No matter how you get the word out, whether it be in person, by email, or online, take care to always explain the “why”. Explain why you are fundraising and what you’re hoping to achieve. Tell potential volunteers how their efforts will help you reach your goals. Providing a sense of purpose motivates people to volunteer, encourages them to follow through on their commitments, and helps to maintain a lasting relationship with your group long after the fundraiser has ended.

What Are the Next Steps?

You got the word out there, and people have signed up or expressed interest in volunteering. That’s great! Now, what do you do? Here are some of the steps you can take to continue with the volunteer recruitment process.

Plan an Informational Meeting

For people that are interested in volunteering but want to learn more before signing up, try hosting an information session. This will give you an opportunity to expand people’s knowledge of your group, explain your fundraiser, and discuss the available roles in detail. Here’s a list of things to cover:

Volunteer Recruitment meeting checklist written out in a notebook next to a plate with a pastry slice.
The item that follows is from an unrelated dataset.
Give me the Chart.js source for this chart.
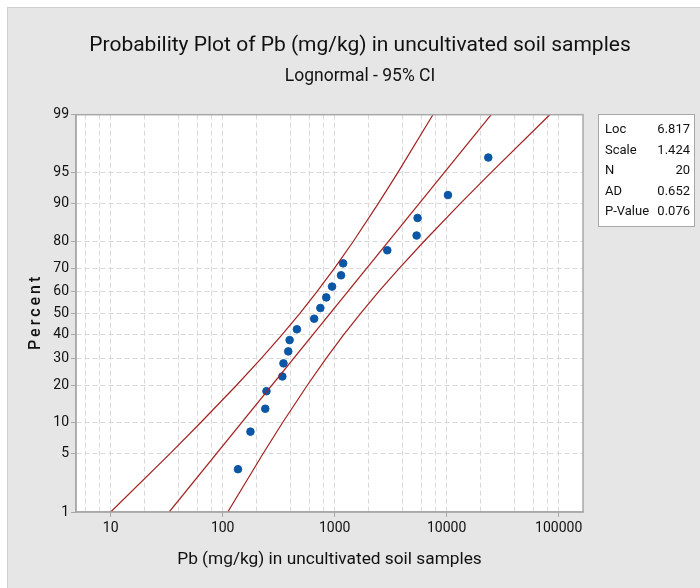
<!DOCTYPE html>
<html lang="en">
<head>
<meta charset="UTF-8">
<title>Probability Plot of Pb (mg/kg) in uncultivated soil samples</title>
<script src="https://cdn.jsdelivr.net/npm/chart.js"></script>
<style>
    html, body { margin: 0; padding: 0; background: #fff; }
    #caja { width: 700px; height: 588px; }
</style>
</head>
<body>
<div id="caja"><canvas id="grafico" width="700" height="588"></canvas></div>
<script>
// datos
const pbValues = [137, 177, 240, 246, 341, 349, 385, 396, 460, 656,
                  745, 841, 948, 1140, 1190, 2950, 5390, 5500, 10270, 23540];
const pbPercent = [3.4, 8.3, 13.2, 18.1, 23.0, 27.9, 32.8, 37.7, 42.6, 47.5,
                   52.5, 57.4, 62.3, 67.2, 72.1, 77.0, 81.9, 86.8, 91.7, 96.6];
const fitX = [33.3, 25000];
const fitPercent = [1, 99];
const bandPercent = [1, 5, 10, 20, 30, 40, 50, 60, 70, 80, 90, 95, 99];
const bandLow = [10.0, 33.7, 63.4, 133, 222, 338, 489, 695, 990, 1464, 2440, 3650, 7540];
const bandHigh = [111, 229, 342, 570, 842, 1200, 1705, 2470, 3750, 6260, 13150, 24750, 83300];
const percentTicks = [1, 5, 10, 20, 30, 40, 50, 60, 70, 80, 90, 95, 99];
const xMajor = [10, 100, 1000, 10000, 100000];
const xMinor = [6, 8, 20, 40, 60, 80, 200, 400, 600, 800, 2000, 4000, 6000, 8000,
                20000, 40000, 60000, 80000];
const statNames = ['Loc', 'Scale', 'N', 'AD', 'P-Value'];
const statValues = ['6.817', '1.424', '20', '0.652', '0.076'];

const fuente = "Roboto, 'Open Sans', sans-serif";
const rojo = '#a3201f';
const azul = '#0b57a6';

// inversa de la normal (Acklam) para la escala de probabilidad
function probit(p) {
    const a = [-39.69683028665376, 220.9460984245205, -275.9285104469687, 138.357751867269, -30.66479806614716, 2.506628277459239];
    const b = [-54.47609879822406, 161.5858368580409, -155.6989798598866, 66.80131188771972, -13.28068155288572];
    const c = [-0.007784894002430293, -0.3223964580411365, -2.400758277161838, -2.549732539343734, 4.374664141464968, 2.938163982698783];
    const d = [0.007784695709041462, 0.3224671290700398, 2.445134137142996, 3.754408661907416];
    const pl = 0.02425;
    let q, r;
    if (p < pl) {
        q = Math.sqrt(-2 * Math.log(p));
        return (((((c[0]*q+c[1])*q+c[2])*q+c[3])*q+c[4])*q+c[5]) / ((((d[0]*q+d[1])*q+d[2])*q+d[3])*q+1);
    }
    if (p > 1 - pl) {
        q = Math.sqrt(-2 * Math.log(1 - p));
        return -(((((c[0]*q+c[1])*q+c[2])*q+c[3])*q+c[4])*q+c[5]) / ((((d[0]*q+d[1])*q+d[2])*q+d[3])*q+1);
    }
    q = p - 0.5;
    r = q * q;
    return (((((a[0]*r+a[1])*r+a[2])*r+a[3])*r+a[4])*r+a[5])*q / (((((b[0]*r+b[1])*r+b[2])*r+b[3])*r+b[4])*r+1);
}
const z = pct => probit(pct / 100);

function puntos(xs, ps) {
    return xs.map((x, i) => ({ x: x, y: z(ps[i]) }));
}

const fondo = {
    id: 'fondo',
    beforeDraw(chart) {
        const c = chart.ctx;
        c.save();
        c.fillStyle = '#ffffff';
        c.fillRect(0, 0, chart.width, chart.height);
        c.fillStyle = '#e6e6e6';
        c.fillRect(7, 7, chart.width - 7, chart.height - 7);
        c.strokeStyle = '#cfcfcf';
        c.lineWidth = 1;
        c.strokeRect(7.5, 7.5, chart.width, chart.height);
        const a = chart.chartArea;
        c.fillStyle = '#ffffff';
        c.fillRect(a.left, a.top, a.right - a.left, a.bottom - a.top);
        c.restore();
    },
    afterDraw(chart) {
        const c = chart.ctx;
        const a = chart.chartArea;
        c.save();
        c.strokeStyle = '#a8a8a8';
        c.lineWidth = 1.5;
        c.strokeRect(a.left, a.top, a.right - a.left, a.bottom - a.top);

        // titulo del eje y, con letras espaciadas
        c.save();
        c.translate(36, (a.top + a.bottom) / 2);
        c.rotate(-Math.PI / 2);
        c.fillStyle = '#111111';
        c.font = '500 16px ' + fuente;
        c.letterSpacing = '3px';
        c.textAlign = 'center';
        c.textBaseline = 'middle';
        c.fillText('Percent', 1.5, 0);
        c.restore();

        // cuadro de estadisticos
        c.fillStyle = '#ffffff';
        c.fillRect(598, 114, 96, 112);
        c.strokeStyle = '#a8a8a8';
        c.lineWidth = 1;
        c.strokeRect(598.5, 114.5, 96, 112);
        c.fillStyle = '#111111';
        c.font = '13px ' + fuente;
        c.textBaseline = 'middle';
        statNames.forEach((n, i) => {
            const y = 130 + i * 20.5;
            c.textAlign = 'left';
            c.fillText(n, 605, y);
            c.textAlign = 'right';
            c.fillText(statValues[i], 690, y);
        });
        c.restore();
    }
};

const ctx = document.getElementById('grafico').getContext('2d');
new Chart(ctx, {
    type: 'scatter',
    data: {
        datasets: [
            {
                type: 'line', data: puntos(bandLow, bandPercent), borderColor: rojo,
                borderWidth: 1.2, pointRadius: 0, fill: false, tension: 0
            },
            {
                type: 'line', data: puntos(fitX, fitPercent), borderColor: rojo,
                borderWidth: 1.2, pointRadius: 0, fill: false
            },
            {
                type: 'line', data: puntos(bandHigh, bandPercent), borderColor: rojo,
                borderWidth: 1.2, pointRadius: 0, fill: false, tension: 0
            },
            {
                data: puntos(pbValues, pbPercent), backgroundColor: azul, borderColor: azul,
                pointRadius: 3.8, pointStyle: 'circle'
            }
        ]
    },
    options: {
        responsive: false,
        animation: false,
        devicePixelRatio: 1,
        layout: { padding: { left: 20, right: 0, top: 0, bottom: 0 } },
        plugins: {
            legend: { display: false },
            tooltip: { enabled: false },
            title: {
                display: true,
                text: 'Probability Plot of Pb (mg/kg) in uncultivated soil samples',
                color: '#111',
                font: { family: fuente, size: 21, weight: 'normal' },
                padding: { top: 33.5, bottom: 4 }
            },
            subtitle: {
                display: true,
                text: 'Lognormal - 95% CI',
                color: '#111',
                font: { family: fuente, size: 17.5 },
                padding: { top: 3.5, bottom: 27.5 }
            }
        },
        scales: {
            x: {
                type: 'logarithmic',
                min: 4.9,
                max: 165000,
                afterFit(s) { s.height = 76; },
                afterBuildTicks(s) {
                    s.ticks = xMinor.concat(xMajor).sort((p, q) => p - q).map(v => ({ value: v }));
                },
                ticks: {
                    autoSkip: false,
                    maxRotation: 0,
                    padding: 3,
                    color: '#111',
                    font: { family: fuente, size: 14 },
                    callback: v => xMajor.includes(v) ? String(v) : ''
                },
                grid: {
                    color: '#d9d9d9',
                    lineWidth: 1,
                    tickLength: 5,
                    tickColor: c => (c.tick && xMajor.includes(c.tick.value)) ? '#a8a8a8' : 'rgba(0,0,0,0)'
                },
                border: { color: '#a8a8a8', width: 1.5, dash: [5, 3] },
                title: {
                    display: true,
                    text: 'Pb (mg/kg) in uncultivated soil samples',
                    color: '#111',
                    font: { family: fuente, size: 17.3 },
                    padding: { top: 0, bottom: 18 }
                }
            },
            y: {
                type: 'linear',
                min: z(1),
                max: z(99),
                afterFit(s) { s.width = 56; },
                afterBuildTicks(s) {
                    s.ticks = percentTicks.map(p => ({ value: z(p) }));
                },
                ticks: {
                    autoSkip: false,
                    padding: 2,
                    color: '#111',
                    font: { family: fuente, size: 14 },
                    callback: (v, i) => String(percentTicks[i])
                },
                grid: {
                    color: '#d9d9d9',
                    lineWidth: 1,
                    tickLength: 5,
                    tickColor: '#a8a8a8'
                },
                border: { color: '#a8a8a8', width: 1.5, dash: [5, 3] }
            },
            derecha: {
                type: 'linear',
                position: 'right',
                afterFit(s) { s.width = 117; },
                ticks: { display: false },
                grid: { display: false },
                border: { display: false }
            }
        }
    },
    plugins: [fondo]
});
</script>
</body>
</html>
Have People Commit and Choose a Role

When people are ready to commit to volunteering, ask them to fill out a sign-up form at your informational meeting or have a sign-up form available on your group’s website. Set up your form, so people can sign up for specific roles that are available.

Having them choose a role allows you to see what roles you have enough people for and which ones you may still need to fill. Planning ahead like this helps to ensure you are organized and prepared for every step of your coming fundraiser.

Provide Necessary Training

Communicate with your volunteers and let them know exactly what is expected of them. Train them on how to best fulfill the roles they signed up for. It doesn’t have to be long, in-depth training sessions. It may just need to be another group meeting where you go through each role, answer questions, and give any specifics that apply to your group and your fundraiser. Show them you have a clear plan for them and what they’ll be doing with your group.

This is also a great time to remind your volunteers of how they are contributing to your goal and why their help matters. This extra time and communication will help your volunteers feel supported and confident when it comes time to fulfill their duties.

Show Your Gratitude

Remember to thank your volunteers for their time throughout the fundraiser. When the fundraiser concludes, send a thank-you card, give them a call, or post your appreciation on social media. You can go above and beyond for your volunteers, like they did for you, by hosting a thank-you gathering. A small meal or activity would be a great way for everyone to relax after a busy fundraiser and for you to show how much you appreciate their hard work.

Follow Up with Your Volunteers

Continue to check in with your volunteers periodically. Don’t stop communicating once the fundraiser has ended. Update them on the progress of your goal post-fundraiser and send them information about how your group is doing and what you’re up to. Keep them in the loop, make them feel important and involved, and they will be more likely to volunteer with your group again.